Isometric extensions of Anosov flows via microlocal analysis

TL;DR

This paper applies microlocal analysis to study ergodicity and mixing in isometric extensions of Anosov flows, providing new insights into the spectral properties and ergodic behavior of these dynamical systems.

Contribution

It introduces a microlocal framework to analyze ergodicity of isometric extensions of Anosov flows, extending classical results with novel analytical techniques.

Findings

Proves ergodicity of the frame flow under nearly pinched curvature conditions.

Connects microlocal analysis with dynamical properties of Anosov flows.

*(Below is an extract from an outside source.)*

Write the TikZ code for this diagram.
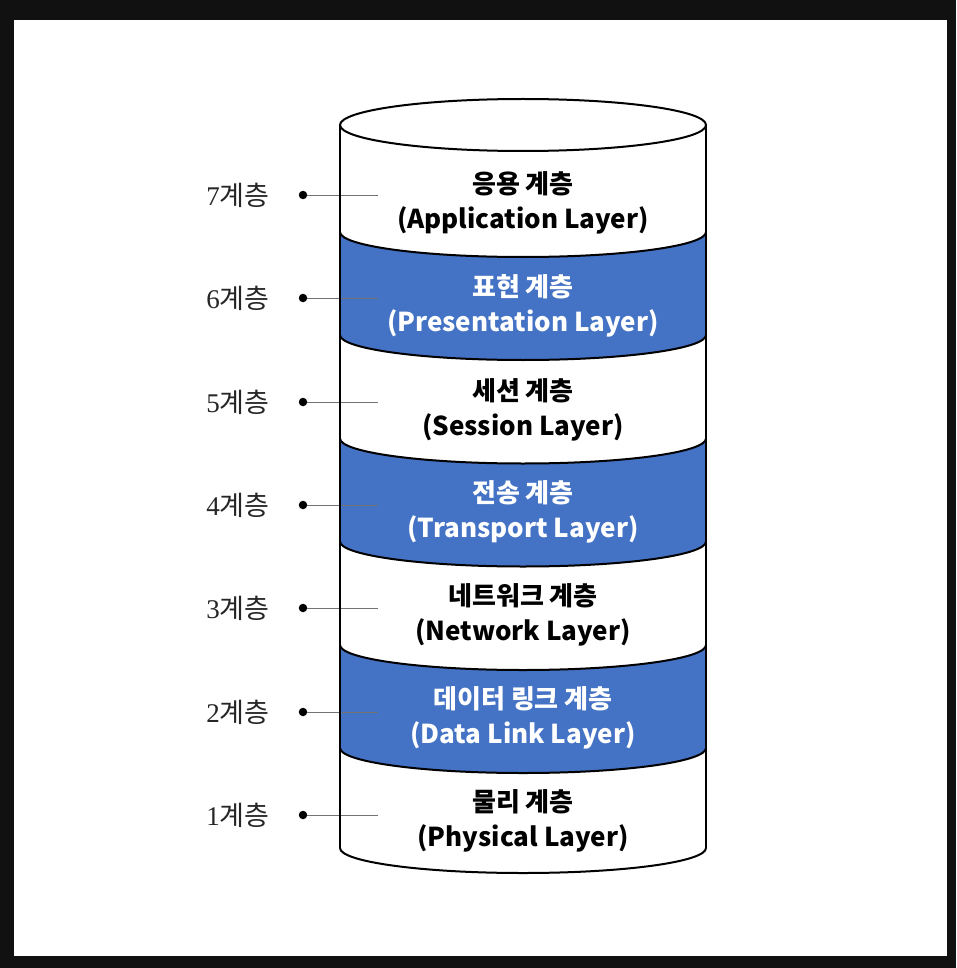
\documentclass[tikz,border=0pt]{standalone}
\usepackage{fontspec}
\newfontfamily\kr{Noto Sans CJK KR}
\newfontfamily\digitfont{Liberation Serif}
\definecolor{framecol}{HTML}{111111}
\definecolor{bandblue}{HTML}{4472C4}
\begin{document}
\begin{tikzpicture}[x=1pt,y=1pt,
  bandtext/.style={font=\kr\bfseries\fontsize{26}{35}\selectfont, align=center, text=black, inner sep=0pt},
  bluetext/.style={bandtext, text=white},
  layerlabel/.style={font=\kr\fontsize{27}{30}\selectfont, text=black!85, inner sep=0pt},
  dotnode/.style={circle, fill=black, inner sep=0pt, minimum size=8.5pt},
  leader/.style={draw=black!55, line width=0.9pt},
  outline/.style={draw=black, line width=2pt},
  blueband/.style={fill=bandblue}]
\fill[framecol] (0,0) rectangle (956,-968);
\fill[white] (14,-20) rectangle (947,-956);
\useasboundingbox (0,0) rectangle (956,-968);
% blue bands
\foreach \ya/\yb in {232/335, 438.5/541.5, 645/748}{
  \fill[blueband] (340,-\ya) arc[start angle=180,end angle=360,x radius=183,y radius=25]
    -- (706,-\yb) arc[start angle=0,end angle=-180,x radius=183,y radius=25] -- cycle;
}
% leaders
\foreach \k/\y in {7/195,6/298,5/402,4/505,3/608,2/712,1/815}{
  \node[layerlabel] (l\k) at (238,-\y) {{\digitfont\k}계층};
  \node[dotnode] (d\k) at (303,-\y) {};
  \coordinate (e\k) at (378,-\y);
  \draw[leader] (d\k) -- (e\k);
}
% outline
\draw[outline] (340,-125) -- (340,-848);
\draw[outline] (706,-125) -- (706,-848);
\draw[outline, fill=white] (523,-125) ellipse[x radius=183, y radius=26];
\foreach \y in {232,335,438.5,541.5,645,748,848}{
  \draw[outline] (340,-\y) arc[start angle=180,end angle=360,x radius=183,y radius=25];
}
% texts
\node[bandtext] (t7) at (523,-203) {응용 계층\\(Application Layer)};
\node[bluetext] (t6) at (523,-306) {표현 계층\\(Presentation Layer)};
\node[bandtext] (t5) at (523,-410) {세션 계층\\(Session Layer)};
\node[bluetext] (t4) at (523,-512) {전송 계층\\(Transport Layer)};
\node[bandtext] (t3) at (523,-615) {네트워크 계층\\(Network Layer)};
\node[bluetext] (t2) at (523,-718) {데이터 링크 계층\\(Data Link Layer)};
\node[bandtext] (t1) at (523,-821) {물리 계층\\(Physical Layer)};
\end{tikzpicture}
\end{document}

Provides spectral analysis tools for studying ergodic extensions.

Abstract

We revisit the classical framework developed by Brin, Pesin and others to study ergodicity and mixing properties of isometric extensions of volume-preserving Anosov flows, using the microlocal framework developed in the theory of Pollicott-Ruelle resonances. The approach developed in the present note is reinvested in the companion paper [arXiv:2111.14811] in order to show ergodicity of the frame flow on negatively-curved Riemannian manifolds under nearly $1/4$-pinched curvature assumption (resp. nearly $1/2$-pinched) in dimension $4$ and $4\ell+2, \ell > 0$ (resp. dimension $4\ell, \ell > 0$).